The Dilemma (2011) **½
Director: Ron Howard
Writer: Allan Loeb
Starring: Vince Vaughn, Kevin James, Jennifer Connelly, Winona Ryder, Channing Tatum, Queen Latifah
I've heard a lot of criticism against the filmmakers of this movie for not choosing whether it is a comedy or a serious drama looking at the effects adultery has on those just removed from it. While the movie doesn’t work in the end, it isn’t because it can’t make the comedy and the drama mix. Life is both, there’s no reason a movie can’t be both.
No, where “The Dilemma” goes wrong is with two scenes near its conclusion. The first is during the Anniversary party to which Vince Vaughn’s character is late. After a wildly inappropriate speech delivered for his best friend’s philandering wife’s benefit, his own significant other confronts Vaughn about his suspect behavior. For some reason, Hollywood screenwriters insist on not allowing their characters to defend themselves. She accuses him of slipping on his gambling addiction. While I can accept that he isn’t ready to tell her about his friend’s wife, I can’t understand why he wouldn’t at least deny her accusation. By not denying it, I suppose the screenwriter thinks he produces tension through her perceived vindication. But she doesn’t need to be vindicated to have that tension. He can tell her she’s wrong. She doesn’t have to believe him. That’s a false crisis. Very annoying.

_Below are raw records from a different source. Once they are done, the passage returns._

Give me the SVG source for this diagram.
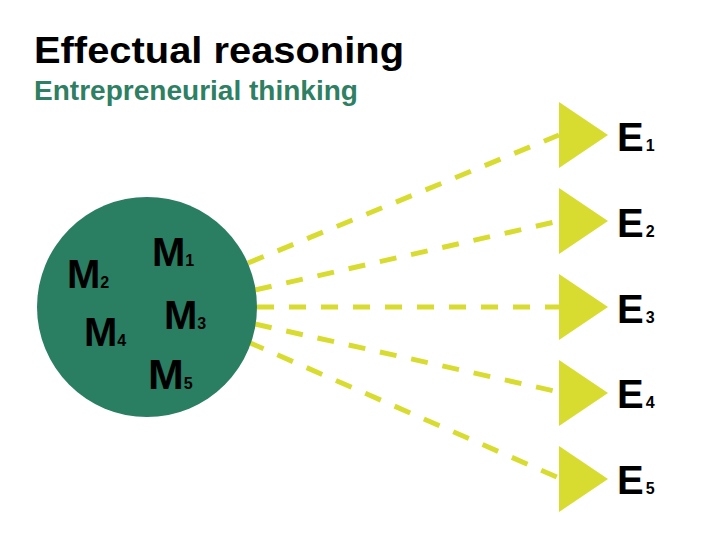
<svg xmlns="http://www.w3.org/2000/svg" width="728" height="546" viewBox="0 0 728 546">
<style>
.t{font-family:"Liberation Sans",Arial,sans-serif;font-weight:bold}
.lbl{font-family:"Liberation Sans",Arial,sans-serif;font-weight:bold;fill:#000}
.sub{font-size:16px}
.dash{stroke:#d9dc30;stroke-width:5;stroke-dasharray:17 15;fill:none}
.tri{fill:#d9dc30}
</style>
<rect width="728" height="546" fill="#fff"/>
<text class="t" x="34" y="63" font-size="37" fill="#000" textLength="370" lengthAdjust="spacingAndGlyphs">Effectual reasoning</text>
<text class="t" x="34" y="100" font-size="27" fill="#2e7f63" textLength="324" lengthAdjust="spacingAndGlyphs">Entrepreneurial thinking</text>
<g id="connectors">
<line class="dash" x1="248" y1="263" x2="559" y2="135"/>
<line class="dash" x1="255" y1="290" x2="559" y2="221"/>
<line class="dash" x1="257" y1="307" x2="559" y2="307"/>
<line class="dash" x1="255" y1="324" x2="559" y2="392"/>
<line class="dash" x1="248" y1="342" x2="559" y2="478"/>
</g>
<g id="means">
<circle cx="147" cy="307" r="110" fill="#2a7e62"/>
<text class="lbl" x="152" y="266" font-size="40">M<tspan class="sub">1</tspan></text>
<text class="lbl" x="67" y="288" font-size="40">M<tspan class="sub">2</tspan></text>
<text class="lbl" x="164" y="329" font-size="40">M<tspan class="sub">3</tspan></text>
<text class="lbl" x="84" y="346" font-size="40">M<tspan class="sub">4</tspan></text>
<text class="lbl" x="148" y="389" font-size="43">M<tspan class="sub">5</tspan></text>
</g>
<g id="e1"><polygon class="tri" points="559,102 608,135 559,168"/><text class="lbl" x="617" y="151" font-size="40">E<tspan class="sub" dx="2">1</tspan></text></g>
<g id="e2"><polygon class="tri" points="559,188 608,221 559,254"/><text class="lbl" x="617" y="237" font-size="40">E<tspan class="sub" dx="2">2</tspan></text></g>
<g id="e3"><polygon class="tri" points="559,274 608,307 559,340"/><text class="lbl" x="617" y="323" font-size="40">E<tspan class="sub" dx="2">3</tspan></text></g>
<g id="e4"><polygon class="tri" points="559,360 608,393 559,426"/><text class="lbl" x="617" y="408" font-size="40">E<tspan class="sub" dx="2">4</tspan></text></g>
<g id="e5"><polygon class="tri" points="559,446 608,479 559,512"/><text class="lbl" x="617" y="494" font-size="40">E<tspan class="sub" dx="2">5</tspan></text></g>
</svg>
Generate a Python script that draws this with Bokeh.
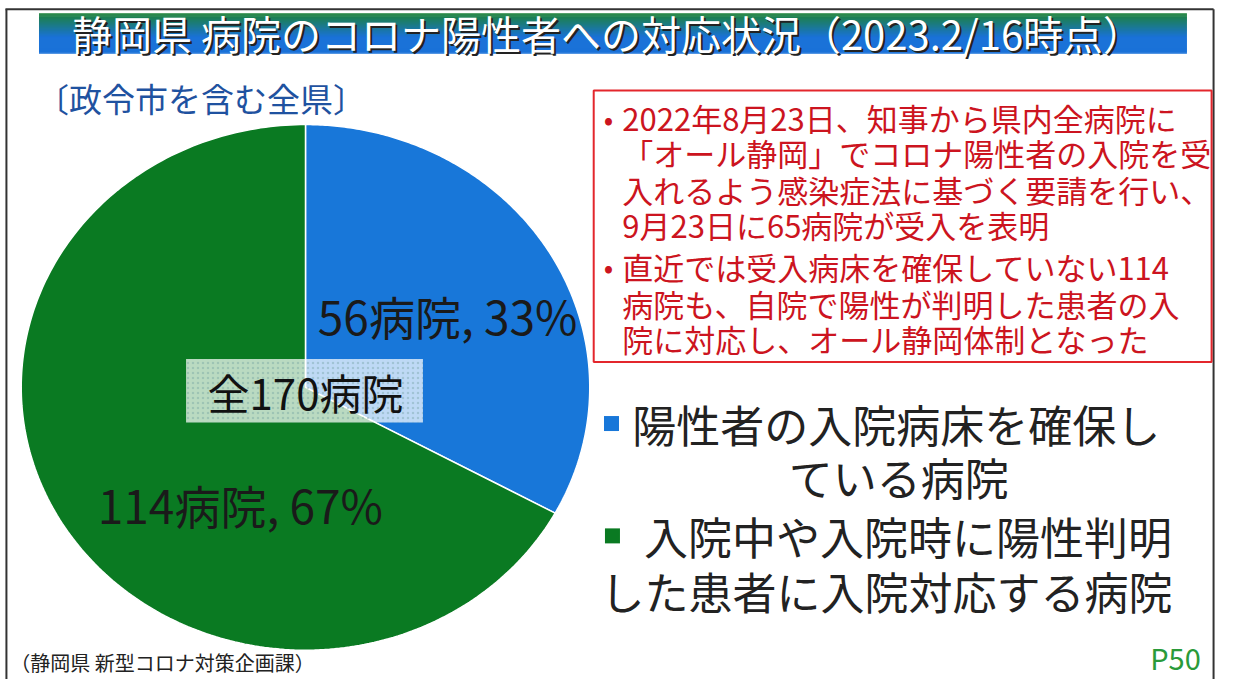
import numpy as np
from bokeh.plotting import figure
from bokeh.models import Range1d
from bokeh.core.properties import value
from bokeh.embed import file_html
from bokeh.resources import INLINE

# ---------------- data ----------------
title_text = "静岡県 病院のコロナ陽性者への対応状況（2023.2/16時点）"
subtitle_text = "〔政令市を含む全県〕"
categories = ["陽性者の入院病床を確保している病院",
              "入院中や入院時に陽性判明した患者に入院対応する病院"]
hospitals = [56, 114]
slice_colors = ["#1877D9", "#0A7A22"]
legend_lines = [["陽性者の入院病床を確保し", "ている病院"],
                ["入院中や入院時に陽性判明", "した患者に入院対応する病院"]]
note_lines = [
    "2022年8月23日、知事から県内全病院に",
    "「オール静岡」でコロナ陽性者の入院を受",
    "入れるよう感染症法に基づく要請を行い、",
    "9月23日に65病院が受入を表明",
    "直近では受入病床を確保していない114",
    "病院も、自院で陽性が判明した患者の入",
    "院に対応し、オール静岡体制となった",
]
note_bullet_rows = [0, 4]
source_text = "（静岡県 新型コロナ対策企画課）"
page_text = "P50"

FONT = "Noto Sans CJK JP"
W, H = 1218, 679
RW, RH = 1234, 695   # reference picture coordinates

p = figure(width=W, height=H, x_range=Range1d(0, RW), y_range=Range1d(RH, 0),
           output_backend="svg", toolbar_location=None, min_border=0,
           x_axis_location=None, y_axis_location=None)
p.grid.visible = False
p.outline_line_color = None
p.background_fill_color = "white"
p.border_fill_color = "white"


def txt(xs, ys, texts, size, color, align="left", baseline="middle"):
    p.text(x=xs, y=ys, text=texts, text_font=value(FONT),
           text_font_size=f"{size}px", text_color=color,
           text_align=align, text_baseline=baseline)


# slide border
p.segment(x0=[6, 5, 1229], y0=[9, 9, 9], x1=[6, 1229, 1229], y1=[695, 9, 695],
          line_color="#333333", line_width=2)

# title bar with vertical gradient
N = 41
y_edges = np.linspace(13, 54, N + 1)
c_top = np.array([0x1d, 0x82, 0x3a])
c_bot = np.array([0x1a, 0x72, 0xd8])
cols = []
for i in range(N):
    f = min((i / (N - 1)) / 0.6, 1.0)
    c = (c_top * (1 - f) + c_bot * f).astype(int)
    cols.append("#%02x%02x%02x" % tuple(c))
p.quad(left=39, right=1202, top=y_edges[:-1], bottom=y_edges[1:] + 0.6,
       fill_color=cols, line_color=None)
txt([617], [35], [title_text], 40, "#222222", align="center")
txt([615], [33], [title_text], 40, "white", align="center")

# subtitle
txt([36], [100], [subtitle_text], 33, "#1F52A0")

# pie (ellipse, as in the scanned slide)
cx, cy, rx, ry = 309, 396, 288, 269
total = sum(hospitals)
start = 90.0
xs_list, ys_list = [], []
for v in hospitals:
    sweep = 360.0 * v / total
    th = np.radians(np.linspace(start, start - sweep, 240))
    xs_list.append([cx] + list(cx + rx * np.cos(th)) + [cx])
    ys_list.append([cy] + list(cy - ry * np.sin(th)) + [cy])
    start -= sweep
p.patches(xs_list, ys_list, fill_color=slice_colors, line_color="white", line_width=1.5)

slice_labels = [f"{v}病院, {round(100 * v / total)}%" for v in hospitals]
txt([453, 243], [322, 515], slice_labels, 46, "#1a1a1a", align="center")

# centre total box
p.quad(left=188, right=428, top=367, bottom=432, fill_color="white", fill_alpha=0.72,
       hatch_pattern="dot", hatch_color="#6a9a9a", hatch_alpha=0.35, hatch_scale=5,
       line_color=None)
txt([309], [400], [f"全{total}病院"], 42, "#111111", align="center")

# red note box
p.quad(left=601, right=1227, top=92, bottom=370, fill_color="white",
       line_color="#E3262C", line_width=2)
note_y = [120, 156, 193, 229, 272, 310, 346]
txt([630] * len(note_lines), note_y, note_lines, 31, "#CC1420")
txt([616] * len(note_bullet_rows), [note_y[r] for r in note_bullet_rows],
    ["•"] * len(note_bullet_rows), 28, "#CC1420", align="center")

# legend
p.scatter(x=[619, 620], y=[433, 548], marker="square", size=15,
          fill_color=slice_colors, line_color=None)
txt([640], [433], [legend_lines[0][0]], 44, "#222222")
txt([910], [488], [legend_lines[0][1]], 44, "#222222", align="center")
txt([652], [548], [legend_lines[1][0]], 44, "#222222")
txt([608], [604], [legend_lines[1][1]], 44, "#222222")

# footer
txt([10], [678], [source_text], 20, "#222222")
txt([1216], [672], [page_text], 29, "#2A9A3A", align="right")

open("out.html", "w").write(file_html(p, INLINE))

The second major problem is with the final confession during the intervention. It’s just so dragged out, obviously to create some more comic situations. But, by this time, the audience is past the point of wanting the whole truth to come out. Why would this man allow this intervention to go on for something he hasn’t even done? He needs to just blurt everything out and let all the pieces land where they will. Instead we get this drawn out scene where everyone gets it all wrong once again before Vaughn finally straightens everyone out. This is just a waste of time.
That being said, I can’t help but admire what “The Dilemma” is trying to do as a piece of entertainment. It approaches a very serious subject with comedic elements, but not as a flat out comedy, which is Hollywood’s nature. Too often things that should be taken with a large grain of seriousness are merely ridiculed by filmmakers. Here’s an example of one being taken seriously, while acknowledging that there is humor and entertainment to be found in the subject of adultery.
Little Fockers (2010) **
Director: Paul Weitz
Writers: John Hamburg, Larry Stuckey, Greg Glienna (characters), Mary Ruth Clarke (characters)
Starring: Ben Stiller, Robert DeNiro, Owen Wilson, Teri Polo, Jessica Alba, Blythe Danner, Barbara Streisand, Dustin Hoffman, Laura Dern, Harvey Keitel
Now, that was a whole bunch of comedic catharsis that nobody ordered.
I’m tempted to leave my review at that, but I had one other thing I wanted to add. Everybody did a really good job. It’s like that high school play that you really didn’t enjoy having to sit through, but you really liked seeing your friends on stage. I even think Jessica Alba did a good job. She got a bad rap last year. It’s too bad about the movie, though.